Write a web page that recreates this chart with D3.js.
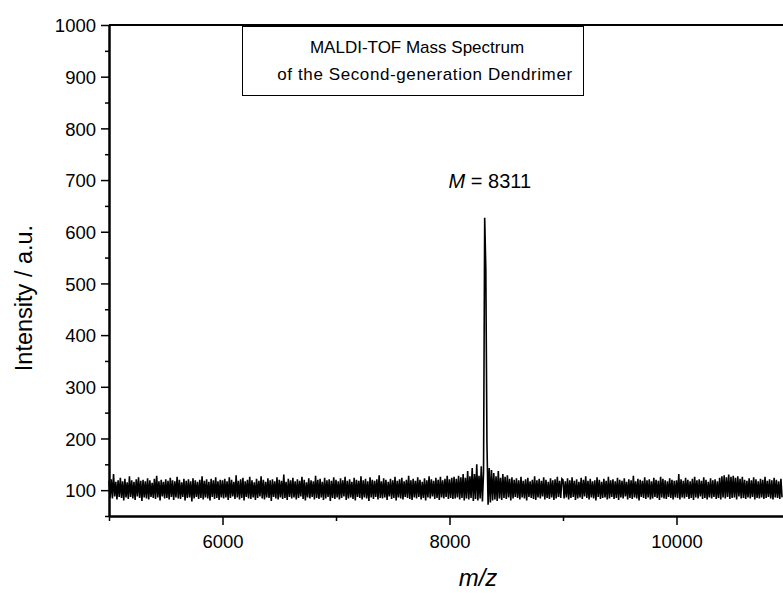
<!DOCTYPE html>
<html lang="en">
<head>
  <meta charset="UTF-8">
  <title>MALDI-TOF Mass Spectrum</title>
  <style>
    body { margin: 0; background: #fff; }
    svg { display: block; font-family: "Liberation Sans", Arial, Helvetica, sans-serif; }
    .axis path, .axis line { stroke: #000; }
    .axis path { stroke-width: 2px; }
    .axis line { stroke-width: 1.5px; }
    .axis text { fill: #000; font-size: 18.5px; }
    .trace { fill: none; stroke: #000; stroke-width: 1.6px; stroke-linejoin: miter; }
  </style>
</head>
<body>
<script src="https://d3js.org/d3.v7.min.js"></script>
<script>
// spectrum, one intensity every 10 m/z, split per 1000 m/z
const mzStart = 5000
const mzStep = 10

const mz5000 = [
  118,86,121,84,131,88,116,82,119,87,124,85,117,80,122,86,115,83,127,87,
  119,84,116,81,121,88,125,85,118,79,120,86,117,84,123,82,119,87,114,85,
  122,83,128,86,117,80,120,88,116,84,121,85,118,82,124,87,119,81,117,86,
  126,84,120,83,115,87,122,80,118,85,121,86,117,78,123,84,119,87,116,83,
  120,85,127,82,118,86,121,84,116,80,122,87,119,83,125,85,117,81,120,86
]
const mz6000 = [
  119,84,122,86,117,81,125,85,120,88,116,83,129,86,118,82,121,85,124,80,
  117,87,120,84,126,83,119,86,115,81,122,85,118,88,127,84,120,82,116,86,
  123,85,119,79,121,87,117,84,125,82,120,86,118,83,130,85,116,81,122,87,
  119,84,124,86,117,82,121,85,118,88,126,83,120,80,115,86,123,84,119,87,
  117,82,128,85,120,83,122,86,116,81,124,84,119,87,121,79,118,85,125,83
]
const mz7000 = [
  120,86,117,82,123,85,119,88,126,81,118,84,121,86,116,83,124,80,120,87,
  118,85,127,82,119,86,122,84,117,79,125,86,120,83,118,87,121,82,129,85,
  117,84,123,86,120,81,116,88,122,83,119,85,126,80,118,86,121,84,124,82,
  117,87,120,85,128,83,119,81,122,86,118,84,125,87,120,82,116,85,123,80,
  119,86,127,84,121,88,118,83,124,85,120,81,126,86,119,84,122,87,128,83
]
const mz8000 = [
  121,85,124,83,126,84,122,86,128,82,125,85,131,80,124,84,137,82,127,85,
  143,79,131,83,150,80,128,84,146,78,135,627,528,190,72,143,76,139,80,133,
  82,127,79,137,84,124,81,131,85,126,83,129,86,122,80,125,84,120,87,123,
  85,119,82,126,86,118,84,121,80,124,87,117,85,120,83,127,81,119,86,122,
  84,118,88,125,82,120,85,116,83,123,86,119,81,121,84,126,87,118,85,122
]
const mz9000 = [
  120,84,117,86,123,82,119,85,125,87,118,81,121,84,116,86,124,83,120,88,
  127,85,118,82,122,86,117,84,119,80,125,87,120,83,116,85,122,86,118,82,
  126,84,119,87,121,83,117,85,124,81,120,86,118,84,123,88,116,82,121,85,
  119,83,128,86,117,84,122,80,120,87,118,85,125,83,119,86,121,82,117,84,
  124,87,120,85,118,81,126,86,122,84,119,83,117,87,123,85,120,82,118,86
]
const mz10000 = [
  119,85,131,82,121,86,118,84,124,87,120,83,117,85,122,81,126,86,119,84,
  121,88,118,83,125,85,120,82,116,86,123,84,119,87,121,83,117,85,124,82,
  127,86,129,84,125,87,130,83,126,85,128,86,124,82,127,88,122,84,126,85,
  120,83,118,86,123,84,119,87,125,82,121,85,117,84,122,86,120,83,126,85,
  118,87,121,84,119,82,124,86,120,85,117,83,122,86
]

const xTicks = [6000, 8000, 10000]
const xMinor = [5000, 7000, 9000, 11000]
const yTicks = [100, 200, 300, 400, 500, 600, 700, 800, 900, 1000]
const yMinor = [50, 150, 250, 350, 450, 550, 650, 750, 850, 950]

const peakMz = 8311
const titleLines = ['MALDI-TOF Mass Spectrum', 'of the Second-generation Dendrimer']

const intensity = [].concat(mz5000, mz6000, mz7000, mz8000, mz9000, mz10000)
const spectrum = intensity.map((v, i) => ({ mz: mzStart + i * mzStep, v }))

const width = 783
const height = 593

const x = d3.scaleLinear().domain([5000, 11000]).range([109, 790])
const y = d3.scaleLinear().domain([50, 1000]).range([516, 25])

const svg = d3.select('body').append('svg')
  .attr('width', width)
  .attr('height', height)

// spectrum trace
svg.append('path')
  .datum(spectrum)
  .attr('class', 'trace')
  .attr('d', d3.line().x(d => x(d.mz)).y(d => y(d.v)))

// top frame line
svg.append('line')
  .attr('x1', x(5000)).attr('x2', x(11000))
  .attr('y1', y(1000)).attr('y2', y(1000))
  .attr('stroke', '#000').attr('stroke-width', 2)

// x axis
const gx = svg.append('g')
  .attr('class', 'axis')
  .attr('transform', `translate(0,${y(50)})`)
gx.append('g')
  .call(d3.axisBottom(x).tickValues(xMinor).tickSize(5).tickSizeOuter(0).tickFormat(''))
gx.append('g')
  .call(d3.axisBottom(x).tickValues(xTicks).tickSize(9).tickSizeOuter(0).tickFormat(d3.format('d')))
  .call(g => g.selectAll('text').attr('y', 19))

// y axis
const gy = svg.append('g')
  .attr('class', 'axis')
  .attr('transform', `translate(${x(5000)},0)`)
gy.append('g')
  .call(d3.axisLeft(y).tickValues(yMinor).tickSize(4).tickSizeOuter(0).tickFormat(''))
gy.append('g')
  .call(d3.axisLeft(y).tickValues(yTicks).tickSize(8).tickSizeOuter(0).tickFormat(d3.format('d')))
  .call(g => g.selectAll('text').attr('x', -13).attr('dy', '0.36em'))

// axis titles
svg.append('text')
  .attr('transform', 'translate(32,298) rotate(-90)')
  .attr('text-anchor', 'middle')
  .attr('font-size', 23.5)
  .text('Intensity / a.u.')

svg.append('text')
  .attr('x', 478)
  .attr('y', 586)
  .attr('text-anchor', 'middle')
  .attr('font-size', 24)
  .attr('font-style', 'italic')
  .text('m/z')

// title box
svg.append('rect')
  .attr('x', 242.5).attr('y', 26.5)
  .attr('width', 341).attr('height', 69)
  .attr('fill', '#fff').attr('stroke', '#000').attr('stroke-width', 1)

svg.selectAll('.title')
  .data(titleLines)
  .join('text')
  .attr('class', 'title')
  .attr('x', (d, i) => i ? 425 : 417)
  .attr('y', (d, i) => 53 + i * 27)
  .attr('text-anchor', 'middle')
  .attr('font-size', 17)
  .attr('letter-spacing', (d, i) => i ? 0.6 : 0)
  .text(d => d)

// peak label
const label = svg.append('text')
  .attr('x', x(peakMz) + 5)
  .attr('y', 188)
  .attr('text-anchor', 'middle')
  .attr('font-size', 20)
label.append('tspan').attr('font-style', 'italic').text('M')
label.append('tspan').text(' = ' + peakMz)
</script>
</body>
</html>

◇ ◇ ◇

### Challenge:
Copy every line above word for word and exclude the pictures.

### Solution to this exercise:
Write a web page that recreates this chart with D3.js.
<!DOCTYPE html>
<html lang="en">
<head>
  <meta charset="UTF-8">
  <title>MALDI-TOF Mass Spectrum</title>
  <style>
    body { margin: 0; background: #fff; }
    svg { display: block; font-family: "Liberation Sans", Arial, Helvetica, sans-serif; }
    .axis path, .axis line { stroke: #000; }
    .axis path { stroke-width: 2px; }
    .axis line { stroke-width: 1.5px; }
    .axis text { fill: #000; font-size: 18.5px; }
    .trace { fill: none; stroke: #000; stroke-width: 1.6px; stroke-linejoin: miter; }
  </style>
</head>
<body>
<script src="https://d3js.org/d3.v7.min.js"></script>
<script>
// spectrum, one intensity every 10 m/z, split per 1000 m/z
const mzStart = 5000
const mzStep = 10

const mz5000 = [
  118,86,121,84,131,88,116,82,119,87,124,85,117,80,122,86,115,83,127,87,
  119,84,116,81,121,88,125,85,118,79,120,86,117,84,123,82,119,87,114,85,
  122,83,128,86,117,80,120,88,116,84,121,85,118,82,124,87,119,81,117,86,
  126,84,120,83,115,87,122,80,118,85,121,86,117,78,123,84,119,87,116,83,
  120,85,127,82,118,86,121,84,116,80,122,87,119,83,125,85,117,81,120,86
]
const mz6000 = [
  119,84,122,86,117,81,125,85,120,88,116,83,129,86,118,82,121,85,124,80,
  117,87,120,84,126,83,119,86,115,81,122,85,118,88,127,84,120,82,116,86,
  123,85,119,79,121,87,117,84,125,82,120,86,118,83,130,85,116,81,122,87,
  119,84,124,86,117,82,121,85,118,88,126,83,120,80,115,86,123,84,119,87,
  117,82,128,85,120,83,122,86,116,81,124,84,119,87,121,79,118,85,125,83
]
const mz7000 = [
  120,86,117,82,123,85,119,88,126,81,118,84,121,86,116,83,124,80,120,87,
  118,85,127,82,119,86,122,84,117,79,125,86,120,83,118,87,121,82,129,85,
  117,84,123,86,120,81,116,88,122,83,119,85,126,80,118,86,121,84,124,82,
  117,87,120,85,128,83,119,81,122,86,118,84,125,87,120,82,116,85,123,80,
  119,86,127,84,121,88,118,83,124,85,120,81,126,86,119,84,122,87,128,83
]
const mz8000 = [
  121,85,124,83,126,84,122,86,128,82,125,85,131,80,124,84,137,82,127,85,
  143,79,131,83,150,80,128,84,146,78,135,627,528,190,72,143,76,139,80,133,
  82,127,79,137,84,124,81,131,85,126,83,129,86,122,80,125,84,120,87,123,
  85,119,82,126,86,118,84,121,80,124,87,117,85,120,83,127,81,119,86,122,
  84,118,88,125,82,120,85,116,83,123,86,119,81,121,84,126,87,118,85,122
]
const mz9000 = [
  120,84,117,86,123,82,119,85,125,87,118,81,121,84,116,86,124,83,120,88,
  127,85,118,82,122,86,117,84,119,80,125,87,120,83,116,85,122,86,118,82,
  126,84,119,87,121,83,117,85,124,81,120,86,118,84,123,88,116,82,121,85,
  119,83,128,86,117,84,122,80,120,87,118,85,125,83,119,86,121,82,117,84,
  124,87,120,85,118,81,126,86,122,84,119,83,117,87,123,85,120,82,118,86
]
const mz10000 = [
  119,85,131,82,121,86,118,84,124,87,120,83,117,85,122,81,126,86,119,84,
  121,88,118,83,125,85,120,82,116,86,123,84,119,87,121,83,117,85,124,82,
  127,86,129,84,125,87,130,83,126,85,128,86,124,82,127,88,122,84,126,85,
  120,83,118,86,123,84,119,87,125,82,121,85,117,84,122,86,120,83,126,85,
  118,87,121,84,119,82,124,86,120,85,117,83,122,86
]

const xTicks = [6000, 8000, 10000]
const xMinor = [5000, 7000, 9000, 11000]
const yTicks = [100, 200, 300, 400, 500, 600, 700, 800, 900, 1000]
const yMinor = [50, 150, 250, 350, 450, 550, 650, 750, 850, 950]

const peakMz = 8311
const titleLines = ['MALDI-TOF Mass Spectrum', 'of the Second-generation Dendrimer']

const intensity = [].concat(mz5000, mz6000, mz7000, mz8000, mz9000, mz10000)
const spectrum = intensity.map((v, i) => ({ mz: mzStart + i * mzStep, v }))

const width = 783
const height = 593

const x = d3.scaleLinear().domain([5000, 11000]).range([109, 790])
const y = d3.scaleLinear().domain([50, 1000]).range([516, 25])

const svg = d3.select('body').append('svg')
  .attr('width', width)
  .attr('height', height)

// spectrum trace
svg.append('path')
  .datum(spectrum)
  .attr('class', 'trace')
  .attr('d', d3.line().x(d => x(d.mz)).y(d => y(d.v)))

// top frame line
svg.append('line')
  .attr('x1', x(5000)).attr('x2', x(11000))
  .attr('y1', y(1000)).attr('y2', y(1000))
  .attr('stroke', '#000').attr('stroke-width', 2)

// x axis
const gx = svg.append('g')
  .attr('class', 'axis')
  .attr('transform', `translate(0,${y(50)})`)
gx.append('g')
  .call(d3.axisBottom(x).tickValues(xMinor).tickSize(5).tickSizeOuter(0).tickFormat(''))
gx.append('g')
  .call(d3.axisBottom(x).tickValues(xTicks).tickSize(9).tickSizeOuter(0).tickFormat(d3.format('d')))
  .call(g => g.selectAll('text').attr('y', 19))

// y axis
const gy = svg.append('g')
  .attr('class', 'axis')
  .attr('transform', `translate(${x(5000)},0)`)
gy.append('g')
  .call(d3.axisLeft(y).tickValues(yMinor).tickSize(4).tickSizeOuter(0).tickFormat(''))
gy.append('g')
  .call(d3.axisLeft(y).tickValues(yTicks).tickSize(8).tickSizeOuter(0).tickFormat(d3.format('d')))
  .call(g => g.selectAll('text').attr('x', -13).attr('dy', '0.36em'))

// axis titles
svg.append('text')
  .attr('transform', 'translate(32,298) rotate(-90)')
  .attr('text-anchor', 'middle')
  .attr('font-size', 23.5)
  .text('Intensity / a.u.')

svg.append('text')
  .attr('x', 478)
  .attr('y', 586)
  .attr('text-anchor', 'middle')
  .attr('font-size', 24)
  .attr('font-style', 'italic')
  .text('m/z')

// title box
svg.append('rect')
  .attr('x', 242.5).attr('y', 26.5)
  .attr('width', 341).attr('height', 69)
  .attr('fill', '#fff').attr('stroke', '#000').attr('stroke-width', 1)

svg.selectAll('.title')
  .data(titleLines)
  .join('text')
  .attr('class', 'title')
  .attr('x', (d, i) => i ? 425 : 417)
  .attr('y', (d, i) => 53 + i * 27)
  .attr('text-anchor', 'middle')
  .attr('font-size', 17)
  .attr('letter-spacing', (d, i) => i ? 0.6 : 0)
  .text(d => d)

// peak label
const label = svg.append('text')
  .attr('x', x(peakMz) + 5)
  .attr('y', 188)
  .attr('text-anchor', 'middle')
  .attr('font-size', 20)
label.append('tspan').attr('font-style', 'italic').text('M')
label.append('tspan').text(' = ' + peakMz)
</script>
</body>
</html>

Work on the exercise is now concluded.